What you are asked to do: Copy out lines with the word "this" from the material that follows.

Data to use:
__________
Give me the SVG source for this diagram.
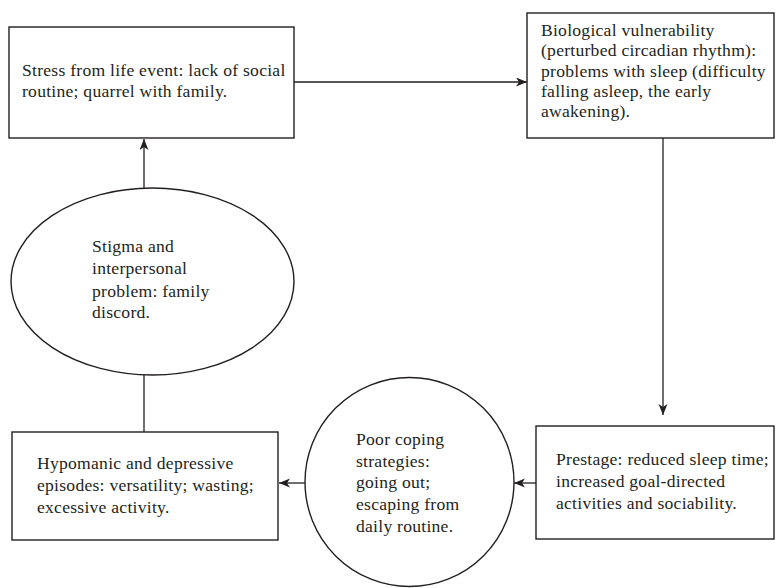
<svg xmlns="http://www.w3.org/2000/svg" width="777" height="588" viewBox="0 0 777 588">
<style>
.box{fill:#fff;stroke:#231f20;stroke-width:1.4}
.t{font-family:"Liberation Serif","Times New Roman",serif;font-size:17.6px;letter-spacing:0.25px;fill:#231f20}
.c{fill:none;stroke:#231f20;stroke-width:1.3}
</style>
<defs>
<marker id="ah" markerUnits="userSpaceOnUse" markerWidth="12" markerHeight="10" refX="11" refY="4.5" orient="auto">
<path d="M0,0 L11,4.5 L0,9 L3,4.5 z" fill="#231f20"/>
</marker>
</defs>
<rect width="777" height="588" fill="#fff"/>
<g id="connectors">
<line class="c" x1="294" y1="82" x2="527" y2="82" marker-end="url(#ah)"/>
<line class="c" x1="663" y1="138" x2="663" y2="415" marker-end="url(#ah)"/>
<line class="c" x1="536" y1="483" x2="514" y2="483" marker-end="url(#ah)"/>
<line class="c" x1="305" y1="483" x2="279" y2="483" marker-end="url(#ah)"/>
<line class="c" x1="144" y1="432" x2="144" y2="375"/>
<line class="c" x1="144" y1="188" x2="144" y2="139" marker-end="url(#ah)"/>
</g>
<g id="stress">
<rect class="box" x="9" y="27" width="285" height="111"/>
<text class="t" x="22" y="76">Stress from life event: lack of social</text>
<text class="t" x="22" y="97">routine; quarrel with family.</text>
</g>
<g id="biological">
<rect class="box" x="527" y="13" width="247" height="125"/>
<text class="t" x="541" y="36">Biological vulnerability</text>
<text class="t" x="541" y="56">(perturbed circadian rhythm):</text>
<text class="t" x="541" y="77">problems with sleep (difficulty</text>
<text class="t" x="541" y="97">falling asleep, the early</text>
<text class="t" x="541" y="117">awakening).</text>
</g>
<g id="prestage">
<rect class="box" x="536" y="426" width="238" height="113"/>
<text class="t" x="556" y="465">Prestage: reduced sleep time;</text>
<text class="t" x="556" y="487">increased goal-directed</text>
<text class="t" x="556" y="509">activities and sociability.</text>
</g>
<g id="coping">
<circle class="box" cx="409.5" cy="482" r="104.5"/>
<text class="t" x="356" y="445">Poor coping</text>
<text class="t" x="356" y="467">strategies:</text>
<text class="t" x="356" y="488">going out;</text>
<text class="t" x="356" y="510">escaping from</text>
<text class="t" x="356" y="532">daily routine.</text>
</g>
<g id="hypomanic">
<rect class="box" x="12" y="432" width="266" height="108"/>
<text class="t" x="37" y="469">Hypomanic and depressive</text>
<text class="t" x="37" y="491">episodes: versatility; wasting;</text>
<text class="t" x="37" y="513">excessive activity.</text>
</g>
<g id="stigma">
<ellipse class="box" cx="152.5" cy="281.5" rx="141.5" ry="93.5"/>
<text class="t" x="92" y="252">Stigma and</text>
<text class="t" x="92" y="274">interpersonal</text>
<text class="t" x="92" y="297">problem: family</text>
<text class="t" x="92" y="318">discord.</text>
</g>
</svg>
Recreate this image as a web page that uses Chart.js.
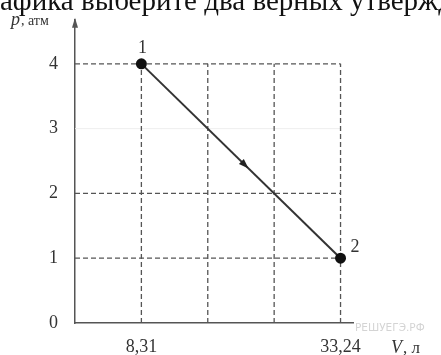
<!DOCTYPE html>
<html>
<head>
<meta charset="utf-8">
<script src="https://cdn.jsdelivr.net/npm/chart.js@4/dist/chart.umd.min.js"></script>
<style>
  html, body { margin: 0; padding: 0; background: #fff; overflow: hidden; }
  #wrap { position: relative; width: 441px; height: 355px; }
  #caption { position: absolute; left: 0; top: -14px; font: 29px/1 "Liberation Serif", serif; color: #111; white-space: nowrap; }
  canvas { position: absolute; left: 0; top: 0; }
</style>
</head>
<body>
<div id="wrap">
  <canvas id="myChart" width="441" height="355"></canvas>
  <div id="caption">афика выберите два верных утвержд</div>
</div>
<script>
const volumes = [8.31, 33.24];
const pressures = [4, 1];
const pointNames = ['1', '2'];
const yTicks = [0, 1, 2, 3, 4];
const xGrid = [8.31, 16.62, 24.93, 33.24];
const xTickLabels = ['8,31', '', '', '33,24'];

const serif = '"Liberation Serif", "DejaVu Serif", serif';

// dashed grid, arrows and the hand labels of the textbook picture
const decor = {
  id: 'decor',
  beforeDatasetsDraw(chart) {
    const { ctx, scales: { x, y } } = chart;
    ctx.save();
    // faint line at p = 3
    ctx.strokeStyle = '#eee';
    ctx.lineWidth = 1;
    ctx.beginPath();
    ctx.moveTo(x.getPixelForValue(0), y.getPixelForValue(3));
    ctx.lineTo(x.getPixelForValue(33.24), y.getPixelForValue(3));
    ctx.stroke();

    ctx.strokeStyle = '#555';
    ctx.lineWidth = 1.3;
    ctx.setLineDash([5, 3]);
    [1, 2, 4].forEach(p => {
      ctx.beginPath();
      ctx.moveTo(x.getPixelForValue(0), y.getPixelForValue(p));
      ctx.lineTo(x.getPixelForValue(33.24), y.getPixelForValue(p));
      ctx.stroke();
    });
    xGrid.forEach(v => {
      ctx.beginPath();
      ctx.moveTo(x.getPixelForValue(v), y.getPixelForValue(0));
      ctx.lineTo(x.getPixelForValue(v), y.getPixelForValue(4));
      ctx.stroke();
    });
    ctx.restore();
  },
  afterDatasetsDraw(chart) {
    const { ctx, scales: { x, y } } = chart;
    ctx.save();
    // direction arrow in the middle of 1 -> 2
    const x1 = x.getPixelForValue(volumes[0]), y1 = y.getPixelForValue(pressures[0]);
    const x2 = x.getPixelForValue(volumes[1]), y2 = y.getPixelForValue(pressures[1]);
    const mx = x1 + (x2 - x1) * 0.52, my = y1 + (y2 - y1) * 0.52;
    const a = Math.atan2(y2 - y1, x2 - x1);
    ctx.translate(mx, my);
    ctx.rotate(a);
    ctx.fillStyle = '#222';
    ctx.beginPath();
    ctx.moveTo(5, 0);
    ctx.lineTo(-5, -3.5);
    ctx.lineTo(-5, 3.5);
    ctx.closePath();
    ctx.fill();
    ctx.setTransform(1, 0, 0, 1, 0, 0);

    // axis arrow
    const ox = x.getPixelForValue(0), top = chart.chartArea.top;
    ctx.fillStyle = '#555';
    ctx.beginPath();
    ctx.moveTo(ox, top - 2);
    ctx.lineTo(ox - 3, top + 8);
    ctx.lineTo(ox + 3, top + 8);
    ctx.closePath();
    ctx.fill();

    // point names
    ctx.fillStyle = '#333';
    ctx.font = '18px ' + serif;
    ctx.textAlign = 'center';
    ctx.textBaseline = 'alphabetic';
    ctx.fillText(pointNames[0], x1 + 1, y1 - 11);
    ctx.textAlign = 'left';
    ctx.fillText(pointNames[1], x2 + 10, y2 - 6);

    // axis titles
    ctx.font = 'italic 18px ' + serif;
    ctx.fillText('p', 11, 25);
    ctx.font = '14px ' + serif;
    ctx.fillText(', атм', 21, 25);
    ctx.font = 'italic 18px ' + serif;
    ctx.fillText('V', 391, 353);
    ctx.font = '17px ' + serif;
    ctx.fillText(', л', 403, 353);

    // site watermark
    ctx.fillStyle = '#d4d4d4';
    ctx.font = '10.5px "DejaVu Sans", sans-serif';
    ctx.fillText('РЕШУЕГЭ.РФ', 355, 331);
    ctx.restore();
  }
};

const ctx = document.getElementById('myChart').getContext('2d');
new Chart(ctx, {
  type: 'scatter',
  data: {
    datasets: [{
      data: volumes.map((v, i) => ({ x: v, y: pressures[i] })),
      showLine: true,
      borderColor: '#333',
      borderWidth: 2,
      pointRadius: 4.5,
      pointBackgroundColor: '#111',
      pointBorderColor: '#111'
    }]
  },
  options: {
    responsive: false,
    animation: false,
    layout: { padding: { top: 13, right: 88, bottom: 0, left: 0 } },
    plugins: { legend: { display: false }, tooltip: { enabled: false } },
    scales: {
      x: {
        type: 'linear',
        min: 0,
        max: 34.8,
        afterBuildTicks: s => { s.ticks = xGrid.map(v => ({ value: v })); },
        afterFit: s => { s.height = 32; },
        grid: { display: false },
        border: { display: true, color: '#555', width: 1.5 },
        ticks: {
          autoSkip: false,
          maxRotation: 0,
          padding: 5,
          color: '#333',
          font: { family: serif, size: 18 },
          callback: (v, i) => xTickLabels[i]
        }
      },
      y: {
        min: 0,
        max: 4.68,
        afterBuildTicks: s => { s.ticks = yTicks.map(v => ({ value: v })); },
        afterFit: s => { s.width = 75; },
        grid: { display: false },
        border: { display: true, color: '#555', width: 1.5 },
        ticks: {
          padding: 9,
          color: '#333',
          font: { family: serif, size: 18 }
        }
      }
    }
  },
  plugins: [decor]
});
</script>
</body>
</html>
__________
Complete answer:
Give me the SVG source for this diagram.
Recreate this image as a web page that uses Chart.js.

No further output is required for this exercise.